ALLSTATE INSURANCE v. OCCIDENTAL INTERNATIONAL, 140 F.3d 1 (1st Cir. 1998)


ALLSTATE INSURANCE COMPANY, PLAINTIFF-APPELLEE, v. OCCIDENTAL INTERNATIONAL, INC. AND OMAR CHAVEZ, DEFENDANTS-APPELLANTS.

No. 97-1882United States Court of Appeals, First Circuit.Heard January 5, 1998.
Decided March 25, 1998.

Eugene F. Hestres, with whom Bird Bird Hestres was on brief for appellants.

Ronald L. Kammer, Eric G. Belsky, Hinshaw Culbertson, Francisco E. Colon-Ramirez and Law Offices of Francisco Colon-Pagan were on brief for appellee.

APPEAL FROM THE UNITED STATES DISTRICT COURT FOR THE DISTRICT OF PUERTO RICO, Hon. Jaime Pieras, Jr., Senior U.S. District Judge.

Before Boudin, Circuit Judge, Coffin, Senior Circuit Judge, and Shadur, Senior District Judge.

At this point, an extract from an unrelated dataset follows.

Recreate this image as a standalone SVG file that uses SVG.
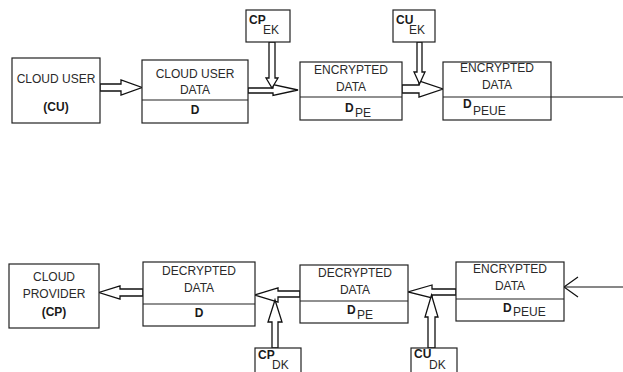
<svg xmlns="http://www.w3.org/2000/svg" width="623" height="372" viewBox="0 0 623 372">
<style>
.box{fill:#fff;stroke:#222;stroke-width:1.2}
.div{stroke:#222;stroke-width:1.2}
.arr{fill:#fff;stroke:#111;stroke-width:1.3;stroke-linejoin:miter}
.ln{fill:none;stroke:#111;stroke-width:1.2}
text{font-family:"Liberation Sans","Open Sans",sans-serif;font-size:12px;fill:#2a2a2a}
.c{text-anchor:middle}
.b{font-weight:bold;fill:#1a1a1a}
</style>
<rect width="623" height="372" fill="#fff"/>
<g id="connectors">
<polygon class="arr" points="100,84 121,84 121,80 142,87.5 121,95 121,91 100,91"/>
<polygon class="arr" points="248,88 273,88 273,84.5 298,90 273,95.5 273,93 248,93"/>
<polygon class="arr" points="269,42 275,42 275,78 278,78 272,88 266,78 269,78"/>
<polygon class="arr" points="402,85 419,85 419,81 443,89 419,97 419,93 402,93"/>
<polygon class="arr" points="417,42 422,42 422,72 425,72 419.5,84 414,72 417,72"/>
<line class="ln" x1="551" y1="97" x2="623" y2="97"/>
<polygon class="arr" points="143,289 120,289 120,286 99,292.5 120,299 120,296 143,296"/>
<polygon class="arr" points="300,291 278,291 278,288 255,295 278,302 278,297 300,297"/>
<polygon class="arr" points="272,348 278,348 278,322 282,322 275,300 268,322 272,322"/>
<polygon class="arr" points="456,289 432,289 432,285 408,292 432,298 432,295 456,295"/>
<polygon class="arr" points="428,348 435,348 435,317 438,317 431.5,295 425,317 428,317"/>
<line class="ln" x1="623" y1="287" x2="564" y2="287"/>
<polyline class="ln" points="578,277 564,287 578,297"/>
</g>
<g id="cloud-user">
<rect class="box" x="12" y="58" width="88" height="65"/>
<text class="c" x="56" y="83">CLOUD USER</text>
<text class="c b" x="56" y="111">(CU)</text>
</g>
<g id="cloud-user-data">
<rect class="box" x="142" y="60" width="106" height="63"/>
<line class="div" x1="142" y1="100" x2="248" y2="100"/>
<text class="c" x="195" y="78">CLOUD USER</text>
<text class="c" x="195" y="94">DATA</text>
<text class="c b" x="195" y="114">D</text>
</g>
<g id="cp-ek">
<rect class="box" x="246" y="10" width="44" height="32"/>
<text x="249" y="24"><tspan class="b">CP</tspan><tspan x="263" y="34">EK</tspan></text>
</g>
<g id="encrypted-pe">
<rect class="box" x="300" y="62" width="102" height="58"/>
<line class="div" x1="300" y1="97" x2="402" y2="97"/>
<text class="c" x="351" y="74">ENCRYPTED</text>
<text class="c" x="351" y="91">DATA</text>
<text x="345" y="112"><tspan class="b">D</tspan><tspan x="355" y="117">PE</tspan></text>
</g>
<g id="cu-ek">
<rect class="box" x="393" y="10" width="42" height="32"/>
<text x="396" y="24"><tspan class="b">CU</tspan><tspan x="409" y="34">EK</tspan></text>
</g>
<g id="encrypted-peue">
<rect class="box" x="443" y="62" width="108" height="58"/>
<line class="div" x1="443" y1="97" x2="551" y2="97"/>
<text class="c" x="497" y="72">ENCRYPTED</text>
<text class="c" x="497" y="89">DATA</text>
<text x="463" y="108"><tspan class="b">D</tspan><tspan x="473" y="115">PEUE</tspan></text>
</g>
<g id="cloud-provider">
<rect class="box" x="9" y="264" width="90" height="64"/>
<text class="c" x="54" y="281">CLOUD</text>
<text class="c" x="54" y="298">PROVIDER</text>
<text class="c b" x="54" y="316">(CP)</text>
</g>
<g id="decrypted-d">
<rect class="box" x="143" y="262" width="112" height="64"/>
<line class="div" x1="143" y1="304" x2="255" y2="304"/>
<text class="c" x="199" y="275">DECRYPTED</text>
<text class="c" x="199" y="292">DATA</text>
<text class="c b" x="199" y="317">D</text>
</g>
<g id="cp-dk">
<rect class="box" x="255" y="348" width="46" height="30"/>
<text x="258" y="359"><tspan class="b">CP</tspan><tspan x="272" y="369">DK</tspan></text>
</g>
<g id="decrypted-pe">
<rect class="box" x="300" y="265" width="108" height="58"/>
<line class="div" x1="300" y1="301" x2="408" y2="301"/>
<text class="c" x="355" y="277">DECRYPTED</text>
<text class="c" x="355" y="294">DATA</text>
<text x="347" y="314"><tspan class="b">D</tspan><tspan x="357" y="319">PE</tspan></text>
</g>
<g id="cu-dk">
<rect class="box" x="411" y="348" width="46" height="30"/>
<text x="414" y="358"><tspan class="b">CU</tspan><tspan x="429" y="369">DK</tspan></text>
</g>
<g id="encrypted-peue-2">
<rect class="box" x="456" y="262" width="108" height="59"/>
<line class="div" x1="456" y1="299" x2="564" y2="299"/>
<text class="c" x="510" y="273">ENCRYPTED</text>
<text class="c" x="510" y="290">DATA</text>
<text x="503" y="312"><tspan class="b">D</tspan><tspan x="513" y="316">PEUE</tspan></text>
</g>
</svg>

SHADUR, Senior District Judge.

[1] Occidental International, Inc. (“Occidental”) and Omar Chavez (“Chavez”) appeal the order of the United States District Court for the District of Puerto Rico granting a Fed.R.Civ.P. (“Rule”) 56 summary judgment motion filed by Allstate Insurance Company (“Allstate”). Allstate had brought its diversity-of-citizenship action for a declaration pursuant

Page 2

to the Declaratory Judgment Act (28 U.S.C. § 2201) that an insurance policy it had issued to Occidental imposed no obligation to defend or to indemnify Occidental and Chavez with respect to any damages, attorneys’ fees or costs incurred in defending a lawsuit brought by a former Occidental employee. We affirm.

[2] Facts
[3] We briefly summarize the uncontroverted essential facts. Other relevant facts that fit better into the substantive legal discussion will be set out later in this opinion.

[4] On September 26, 1991 Allstate issued a commercial general liability insurance policy (“Policy”) to Occidental. Coverage under the Policy was predicated on Occidental’s adherence to several conditions. Of particular importance here, coverage was conditional on Occidental’s providing Allstate with “prompt notice” of any claim made against any insured party (R. 70).

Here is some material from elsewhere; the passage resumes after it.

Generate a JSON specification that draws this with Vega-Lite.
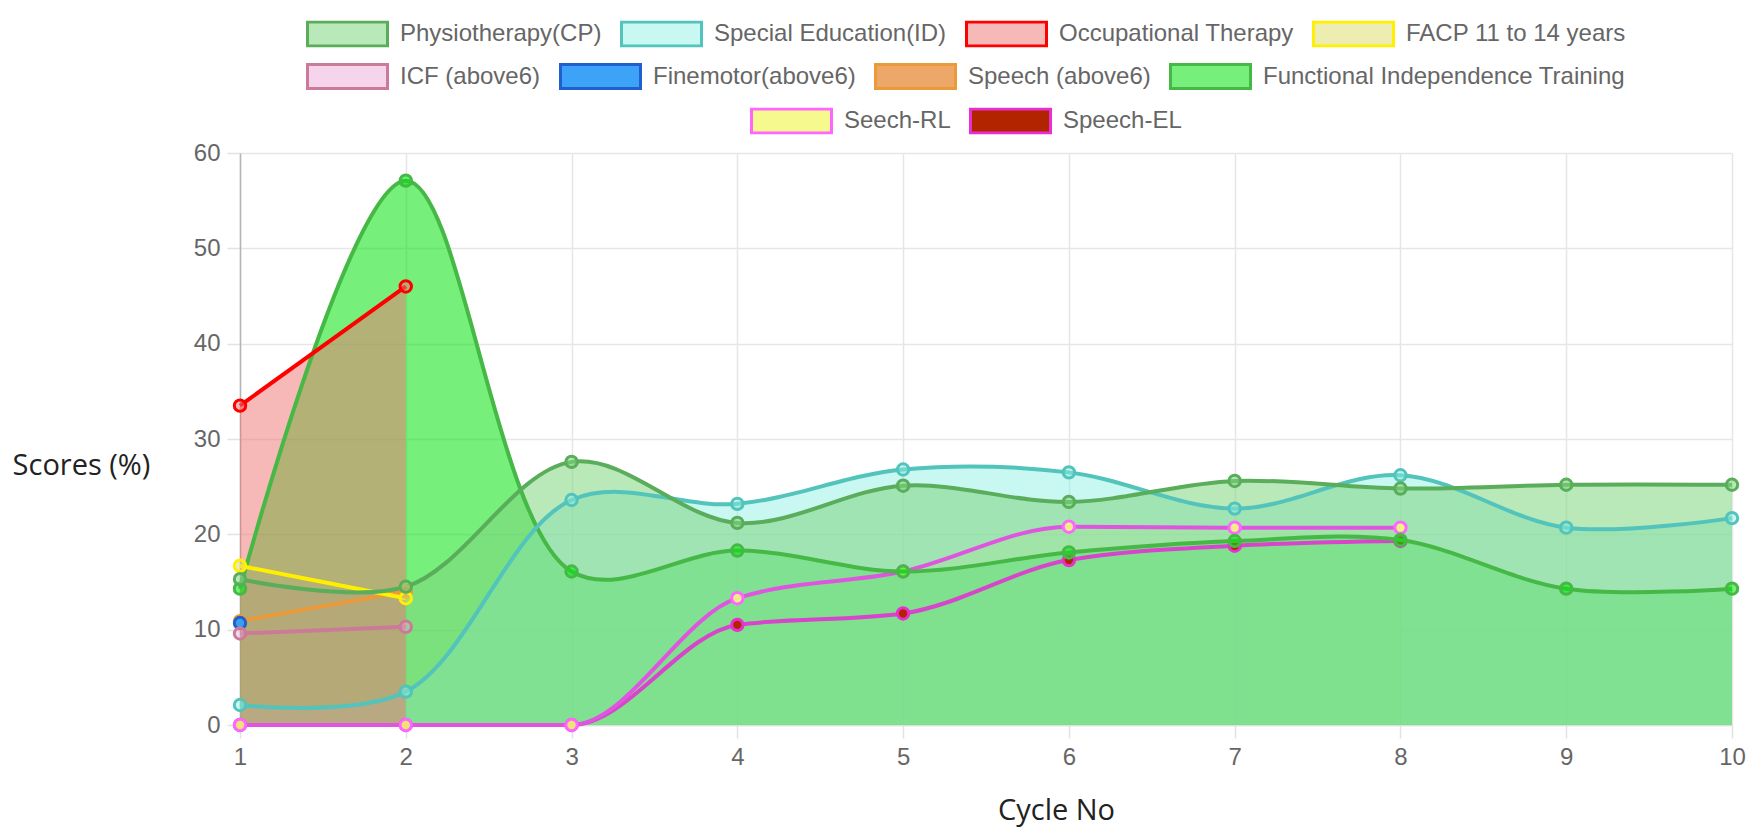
{
  "$schema": "https://vega.github.io/schema/vega-lite/v6.json",
  "width": 1492,
  "height": 572,
  "autosize": "none",
  "padding": {"left": 240, "top": 153, "right": 22, "bottom": 103},
  "background": "white",
  "data": {
    "values": [
      {"series": "Functional Independence Training", "cycle": 1, "value": 14.3},
      {"series": "Functional Independence Training", "cycle": 2, "value": 57.1},
      {"series": "Functional Independence Training", "cycle": 3, "value": 16.1},
      {"series": "Functional Independence Training", "cycle": 4, "value": 18.3},
      {"series": "Functional Independence Training", "cycle": 5, "value": 16.1},
      {"series": "Functional Independence Training", "cycle": 6, "value": 18.1},
      {"series": "Functional Independence Training", "cycle": 7, "value": 19.3},
      {"series": "Functional Independence Training", "cycle": 8, "value": 19.4},
      {"series": "Functional Independence Training", "cycle": 9, "value": 14.3},
      {"series": "Functional Independence Training", "cycle": 10, "value": 14.3},
      {"series": "Speech (above6)", "cycle": 1, "value": 10.9},
      {"series": "Speech (above6)", "cycle": 2, "value": 14.0},
      {"series": "Finemotor(above6)", "cycle": 1, "value": 10.7},
      {"series": "ICF (above6)", "cycle": 1, "value": 9.6},
      {"series": "ICF (above6)", "cycle": 2, "value": 10.3},
      {"series": "FACP 11 to 14 years", "cycle": 1, "value": 16.7},
      {"series": "FACP 11 to 14 years", "cycle": 2, "value": 13.3},
      {"series": "Occupational Therapy", "cycle": 1, "value": 33.5},
      {"series": "Occupational Therapy", "cycle": 2, "value": 46.0},
      {"series": "Special Education(ID)", "cycle": 1, "value": 2.1},
      {"series": "Special Education(ID)", "cycle": 2, "value": 3.5},
      {"series": "Special Education(ID)", "cycle": 3, "value": 23.6},
      {"series": "Special Education(ID)", "cycle": 4, "value": 23.2},
      {"series": "Special Education(ID)", "cycle": 5, "value": 26.8},
      {"series": "Special Education(ID)", "cycle": 6, "value": 26.5},
      {"series": "Special Education(ID)", "cycle": 7, "value": 22.7},
      {"series": "Special Education(ID)", "cycle": 8, "value": 26.2},
      {"series": "Special Education(ID)", "cycle": 9, "value": 20.7},
      {"series": "Special Education(ID)", "cycle": 10, "value": 21.7},
      {"series": "Physiotherapy(CP)", "cycle": 1, "value": 15.3},
      {"series": "Physiotherapy(CP)", "cycle": 2, "value": 14.5},
      {"series": "Physiotherapy(CP)", "cycle": 3, "value": 27.6},
      {"series": "Physiotherapy(CP)", "cycle": 4, "value": 21.2},
      {"series": "Physiotherapy(CP)", "cycle": 5, "value": 25.1},
      {"series": "Physiotherapy(CP)", "cycle": 6, "value": 23.4},
      {"series": "Physiotherapy(CP)", "cycle": 7, "value": 25.6},
      {"series": "Physiotherapy(CP)", "cycle": 8, "value": 24.8},
      {"series": "Physiotherapy(CP)", "cycle": 9, "value": 25.2},
      {"series": "Physiotherapy(CP)", "cycle": 10, "value": 25.2},
      {"series": "Speech-EL", "cycle": 1, "value": 0},
      {"series": "Speech-EL", "cycle": 2, "value": 0},
      {"series": "Speech-EL", "cycle": 3, "value": 0},
      {"series": "Speech-EL", "cycle": 4, "value": 10.5},
      {"series": "Speech-EL", "cycle": 5, "value": 11.7},
      {"series": "Speech-EL", "cycle": 6, "value": 17.3},
      {"series": "Speech-EL", "cycle": 7, "value": 18.8},
      {"series": "Speech-EL", "cycle": 8, "value": 19.3},
      {"series": "Seech-RL", "cycle": 1, "value": 0},
      {"series": "Seech-RL", "cycle": 2, "value": 0},
      {"series": "Seech-RL", "cycle": 3, "value": 0},
      {"series": "Seech-RL", "cycle": 4, "value": 13.3},
      {"series": "Seech-RL", "cycle": 5, "value": 16.1},
      {"series": "Seech-RL", "cycle": 6, "value": 20.8},
      {"series": "Seech-RL", "cycle": 7, "value": 20.7},
      {"series": "Seech-RL", "cycle": 8, "value": 20.7}
    ]
  },
  "config": {
    "view": {"stroke": null},
    "axis": {
      "labelFont": "Liberation Sans",
      "labelFontSize": 24,
      "labelColor": "#666666",
      "labelFlush": false,
      "gridColor": "#e6e6e6",
      "gridWidth": 1.5,
      "tickColor": "#e2e2e2",
      "tickWidth": 1.5,
      "tickSize": 13,
      "titleFont": "Open Sans",
      "titleFontSize": 29,
      "titleFontWeight": "normal",
      "titleColor": "#222222"
    },
    "legend": {
      "labelFont": "Liberation Sans",
      "labelFontSize": 24,
      "labelColor": "#666666",
      "labelLimit": 0,
      "symbolType": "M-1,-0.3H1V0.3H-1Z",
      "symbolSize": 6400,
      "symbolStrokeWidth": 3,
      "labelOffset": 11,
      "columnPadding": 18,
      "padding": 0,
      "clipHeight": 27,
      "title": null,
      "orient": "none",
      "direction": "horizontal"
    }
  },
  "encoding": {
    "x": {
      "field": "cycle",
      "type": "quantitative",
      "scale": {"domain": [1, 10], "nice": false, "zero": false},
      "axis": {
        "values": [1, 2, 3, 4, 5, 6, 7, 8, 9, 10],
        "format": "d",
        "title": "Cycle No",
        "titleX": 816,
        "titleY": 85,
        "titleAlign": "center",
        "titleBaseline": "middle",
        "labelPadding": 7,
        "domainColor": "#dddddd",
        "domainWidth": 1.5,
        "grid": true
      }
    },
    "y": {
      "field": "value",
      "type": "quantitative",
      "stack": null,
      "scale": {"domain": [0, 60], "nice": false},
      "axis": {
        "values": [0, 10, 20, 30, 40, 50, 60],
        "title": "Scores (%)",
        "titleAngle": 0,
        "titleX": -159,
        "titleY": 312,
        "titleAlign": "center",
        "titleBaseline": "middle",
        "labelPadding": 7,
        "domainColor": "#b5b5b5",
        "domainWidth": 1.5,
        "grid": true
      }
    }
  },
  "layer": [
    {
      "transform": [{"filter": "datum.series === 'Seech-RL'"}],
      "mark": {"type": "area", "interpolate": "monotone", "fillOpacity": 0.4},
      "encoding": {
        "fill": {"field": "series", "type": "nominal", "legend": null,
          "scale": {"domain": ["Seech-RL", "Speech-EL"], "range": ["rgba(245,248,130,0.9)", "rgb(178,36,0)"]}}
      }
    },
    {
      "transform": [{"filter": {"field": "series", "oneOf": ["Functional Independence Training", "Special Education(ID)", "Physiotherapy(CP)"]}}],
      "mark": {"type": "area", "interpolate": "catmull-rom"},
      "encoding": {
        "fill": {"field": "series", "type": "nominal", "legend": null,
          "scale": {
            "domain": ["Physiotherapy(CP)", "Special Education(ID)", "Occupational Therapy", "FACP 11 to 14 years", "ICF (above6)", "Finemotor(above6)", "Speech (above6)", "Functional Independence Training"],
            "range": ["rgba(128,213,128,0.55)", "rgba(140,238,225,0.47)", "rgba(240,113,113,0.5)", "rgba(220,220,100,0.5)", "rgba(235,160,210,0.45)", "rgba(50,158,245,0.95)", "rgba(230,130,40,0.7)", "rgba(10,228,20,0.56)"]}}
      }
    },
    {
      "transform": [{"filter": "datum.series === 'Occupational Therapy'"}],
      "mark": {"type": "area", "interpolate": "catmull-rom"},
      "encoding": {
        "fill": {"field": "series", "type": "nominal", "legend": null,
          "scale": {
            "domain": ["Physiotherapy(CP)", "Special Education(ID)", "Occupational Therapy", "FACP 11 to 14 years", "ICF (above6)", "Finemotor(above6)", "Speech (above6)", "Functional Independence Training"],
            "range": ["rgba(128,213,128,0.55)", "rgba(140,238,225,0.47)", "rgba(240,113,113,0.5)", "rgba(220,220,100,0.5)", "rgba(235,160,210,0.45)", "rgba(50,158,245,0.95)", "rgba(230,130,40,0.7)", "rgba(10,228,20,0.56)"]}}
      }
    },
    {
      "transform": [{"filter": {"field": "series", "oneOf": ["Seech-RL", "Speech-EL"]}}],
      "mark": {"type": "line", "interpolate": "monotone", "strokeWidth": 4},
      "encoding": {
        "stroke": {"field": "series", "type": "nominal", "legend": null,
          "scale": {"domain": ["Seech-RL", "Speech-EL"], "range": ["#e055e0", "#d844cc"]}}
      }
    },
    {
      "transform": [{"filter": {"field": "series", "oneOf": ["Seech-RL", "Speech-EL"]}}],
      "mark": {"type": "circle", "size": 130, "strokeWidth": 3, "opacity": 1},
      "encoding": {
        "fill": {"field": "series", "type": "nominal",
          "scale": {"domain": ["Seech-RL", "Speech-EL"], "range": ["rgba(245,248,130,0.9)", "rgb(178,36,0)"]},
          "legend": {"legendX": 510, "legendY": -45.5}},
        "stroke": {"field": "series", "type": "nominal",
          "scale": {"domain": ["Seech-RL", "Speech-EL"], "range": ["#ff66ff", "#e830d0"]},
          "legend": {"legendX": 510, "legendY": -45.5}}
      }
    },
    {
      "transform": [{"filter": {"field": "series", "oneOf": ["Physiotherapy(CP)", "Special Education(ID)", "Occupational Therapy", "FACP 11 to 14 years", "ICF (above6)", "Finemotor(above6)", "Speech (above6)", "Functional Independence Training"]}}],
      "mark": {"type": "line", "interpolate": "catmull-rom", "strokeWidth": 4},
      "encoding": {
        "stroke": {"field": "series", "type": "nominal", "legend": null,
          "scale": {
            "domain": ["Physiotherapy(CP)", "Special Education(ID)", "Occupational Therapy", "FACP 11 to 14 years", "ICF (above6)", "Finemotor(above6)", "Speech (above6)", "Functional Independence Training"],
            "range": ["#5aad5a", "#52c4bb", "#ff0000", "#fff000", "#cc7a99", "#1f5fd0", "#eb9a3a", "#45b845"]}}
      }
    },
    {
      "transform": [{"filter": {"field": "series", "oneOf": ["ICF (above6)", "Finemotor(above6)", "Speech (above6)", "Functional Independence Training"]}}],
      "mark": {"type": "circle", "size": 130, "strokeWidth": 3, "opacity": 1},
      "encoding": {
        "fill": {"field": "series", "type": "nominal",
          "scale": {
            "domain": ["ICF (above6)", "Finemotor(above6)", "Speech (above6)", "Functional Independence Training"],
            "range": ["rgba(235,160,210,0.45)", "rgba(50,158,245,0.95)", "rgba(230,130,40,0.7)", "rgba(10,228,20,0.56)"]},
          "legend": {"legendX": 66, "legendY": -90}},
        "stroke": {"field": "series", "type": "nominal",
          "scale": {
            "domain": ["ICF (above6)", "Finemotor(above6)", "Speech (above6)", "Functional Independence Training"],
            "range": ["#cc7a99", "#1f5fd0", "#eb9a3a", "#45b845"]},
          "legend": {"legendX": 66, "legendY": -90}}
      }
    },
    {
      "transform": [{"filter": {"field": "series", "oneOf": ["Physiotherapy(CP)", "Special Education(ID)", "Occupational Therapy", "FACP 11 to 14 years"]}}],
      "mark": {"type": "circle", "size": 130, "strokeWidth": 3, "opacity": 1},
      "encoding": {
        "fill": {"field": "series", "type": "nominal",
          "scale": {
            "domain": ["Physiotherapy(CP)", "Special Education(ID)", "Occupational Therapy", "FACP 11 to 14 years"],
            "range": ["rgba(128,213,128,0.55)", "rgba(140,238,225,0.47)", "rgba(240,113,113,0.5)", "rgba(220,220,100,0.5)"]},
          "legend": {"legendX": 66, "legendY": -132.5}},
        "stroke": {"field": "series", "type": "nominal",
          "scale": {
            "domain": ["Physiotherapy(CP)", "Special Education(ID)", "Occupational Therapy", "FACP 11 to 14 years"],
            "range": ["#5aad5a", "#52c4bb", "#ff0000", "#fff000"]},
          "legend": {"legendX": 66, "legendY": -132.5}}
      }
    }
  ],
  "resolve": {
    "scale": {"fill": "independent", "stroke": "independent"},
    "legend": {"fill": "independent", "stroke": "independent"}
  }
}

[5] In November 1992 Sandra Rodriguez Hernandez (“Rodriguez”), the former office manager of Occidental’s Puerto Rico office, filed a lawsuit against Occidental, Chavez and others seeking damages for wrongful termination and sexual harassment. On September 1, 1995 a jury awarded Rodriguez $200,000, and shortly thereafter she filed a post-trial motion to recover attorneys’ fees and costs in excess of $420,000.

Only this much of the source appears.